Patterson v. McLean Credit Union

 

This is how the Court is thinking about overruling prior statutory interpretations now.  It’s about § 1981.  Does it cover private discrimination or not?  The Court added a question to the cert granted and invited the parties to overrule Runyon v. McCrary.

 

What are three grounds that could overcome a prior precedent?

 

1.     There could be intervening developments in the law.  There could be a long time between Court decisions.  There could be intervening statutes or judicial decisions.

2.     Upholding a precedent could create incoherence and inconsistency in the law.

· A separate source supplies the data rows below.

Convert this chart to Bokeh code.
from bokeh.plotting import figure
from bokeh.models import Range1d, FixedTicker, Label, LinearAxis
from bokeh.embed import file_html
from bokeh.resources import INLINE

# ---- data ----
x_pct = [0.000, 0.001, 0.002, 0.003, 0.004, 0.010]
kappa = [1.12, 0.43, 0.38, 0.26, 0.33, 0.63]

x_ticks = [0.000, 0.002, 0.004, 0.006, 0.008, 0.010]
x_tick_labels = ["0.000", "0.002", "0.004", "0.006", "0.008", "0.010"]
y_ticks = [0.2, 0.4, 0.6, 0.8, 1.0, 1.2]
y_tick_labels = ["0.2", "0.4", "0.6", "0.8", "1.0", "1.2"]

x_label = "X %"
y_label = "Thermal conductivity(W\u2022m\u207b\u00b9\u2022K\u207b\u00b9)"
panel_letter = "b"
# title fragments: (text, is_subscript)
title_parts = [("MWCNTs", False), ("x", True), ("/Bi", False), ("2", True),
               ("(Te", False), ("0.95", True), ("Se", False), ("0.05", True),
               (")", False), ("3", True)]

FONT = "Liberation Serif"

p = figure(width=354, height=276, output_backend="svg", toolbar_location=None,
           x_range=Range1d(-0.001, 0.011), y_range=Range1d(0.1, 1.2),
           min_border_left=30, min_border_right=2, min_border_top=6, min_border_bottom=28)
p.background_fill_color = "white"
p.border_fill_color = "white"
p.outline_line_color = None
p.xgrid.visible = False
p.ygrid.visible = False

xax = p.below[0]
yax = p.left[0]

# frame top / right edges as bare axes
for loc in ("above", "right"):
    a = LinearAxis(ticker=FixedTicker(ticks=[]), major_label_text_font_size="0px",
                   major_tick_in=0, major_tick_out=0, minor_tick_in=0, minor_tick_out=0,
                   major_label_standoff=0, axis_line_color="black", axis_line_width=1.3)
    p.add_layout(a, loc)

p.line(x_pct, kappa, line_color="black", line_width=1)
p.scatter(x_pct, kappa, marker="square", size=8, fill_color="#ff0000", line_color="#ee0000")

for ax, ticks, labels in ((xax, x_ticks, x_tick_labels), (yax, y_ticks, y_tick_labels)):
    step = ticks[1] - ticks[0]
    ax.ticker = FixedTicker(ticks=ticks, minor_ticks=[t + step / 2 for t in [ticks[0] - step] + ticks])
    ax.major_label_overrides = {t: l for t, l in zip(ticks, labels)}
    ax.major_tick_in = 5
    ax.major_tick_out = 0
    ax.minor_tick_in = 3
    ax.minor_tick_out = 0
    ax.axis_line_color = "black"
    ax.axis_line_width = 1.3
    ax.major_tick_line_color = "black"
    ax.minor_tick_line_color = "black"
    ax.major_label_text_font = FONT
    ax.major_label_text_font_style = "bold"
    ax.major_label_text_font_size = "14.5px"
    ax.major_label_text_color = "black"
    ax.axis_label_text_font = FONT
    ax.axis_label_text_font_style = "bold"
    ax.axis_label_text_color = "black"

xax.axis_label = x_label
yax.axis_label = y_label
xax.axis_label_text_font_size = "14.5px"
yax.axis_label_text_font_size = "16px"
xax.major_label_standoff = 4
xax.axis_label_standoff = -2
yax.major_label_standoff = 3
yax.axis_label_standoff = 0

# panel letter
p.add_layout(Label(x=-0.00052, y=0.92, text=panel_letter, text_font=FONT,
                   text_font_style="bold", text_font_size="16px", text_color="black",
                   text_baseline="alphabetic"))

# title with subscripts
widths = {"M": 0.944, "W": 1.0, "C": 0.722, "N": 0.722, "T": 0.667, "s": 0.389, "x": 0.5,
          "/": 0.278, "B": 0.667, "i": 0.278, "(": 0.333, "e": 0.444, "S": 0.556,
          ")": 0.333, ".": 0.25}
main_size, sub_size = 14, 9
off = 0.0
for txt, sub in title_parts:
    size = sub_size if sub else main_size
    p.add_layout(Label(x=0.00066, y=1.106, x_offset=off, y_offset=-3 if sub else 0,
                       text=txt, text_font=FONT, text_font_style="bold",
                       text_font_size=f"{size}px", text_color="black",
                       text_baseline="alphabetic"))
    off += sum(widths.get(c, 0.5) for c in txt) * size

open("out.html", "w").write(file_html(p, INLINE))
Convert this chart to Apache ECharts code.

3.     A precedent might become inconsistent with the larger society’s sense of justice.

 

The second reason is a way that you could argue that Flood is wrongly decided.

 

Baseball is a business!  Players weren’t free to sell the fruits of their labors in other markets.

 

We’re almost at the halfway point of the course.  Until last week, we had been looking a lot at the legislative process, including specific aspects that we thought might be unfair or corrupt.  Now we’re getting into statutory interpretation.

 

Statutory interpretation

 

Theory will affect this!  But there’s also a practical component.  You can’t be a good lawyer in the 21st century without knowing how to interpret inconclusive statutory language.

 

When you move up the funnel, the most concrete stuff is at the bottom while the most abstract stuff is at the top.

 

 

Each of the five levels has some strengths and each has some weaknesses.  We will apply each of the five levels for the next eight weeks.

 

“Read the statute!  Read the statute!  Read the statute!”

 

Never lose sight of the words of the statute!  This is the first level of the funnel of abstraction.  The major justification of this is that the text is what is enacted.  The subjective intentions of the legislators is not enacted.

 

Everybody who wants to can look at the U.S. Code.  Plus, the plain meaning approach is supported by considerations of notice and other stuff.

 

The legislative process contributes to imprecision in many respects.  How does the legislative process make language blurrier, less precise?  Congress sometimes equivocates for political reasons.  Language enacted in 1960 might be less precise in 1980.

 

“No vehicles in the park” means something different in 1870 than it does in 1970.

 

The legislators might be careless!  The legislative process is pressured.  Not everything is fully vetted.  Maybe nobody thinks a certain issue will every turn out to be important and so they don’t give it as much attention.

 

Then we come to the second level: legislative intent.  The court is considered a partner in the process.  But we might worry that the courts encourage the legislature to engage in strategic behavior.  If you have a public choice view of the legislature, you can talk a more “schoolmarmish” view as the judiciary and make the legislature act like “grown-ups”.  That’s the tension between an intentionalist and a textualist approach.

 

Then there is imaginative reconstruction.  Sometimes a statute doesn’t resolve a case or controversy.  The court’s appropriate role in that case is to ask what the legislature probably would have done if forced to decide the issue before it.  You’re trying to put thoughts in the mind of a legislature.  But whose views should we reconstruct?  How do we know what the legislature in 1914 would have done?  Who else would we ask?  Would we ask the players?  Would we ask other companies or other organized interest groups?

 

How much historical foreshadowing do we put into the question?  Have would Congress felt about voluntary affirmative action in 1964?  How would we frame the question?  How precisely would we ask the question?  Do we put ourselves into the legislature’s shoes at the time given what they knew then?  Or, on the other hand, if Congress in 1964 could foresee that the color-blindness approach wouldn’t fix the problems that they were trying to fix, would it have been favorably disposed to voluntary affirmative action?

 

Hand and Posner have tried to be rigorous, but they realize that it’s complicated.

 

We will finish looking at the funnel tomorrow.  We’ll look at purpose and best answer, then look at the “10 O’Clock” statute.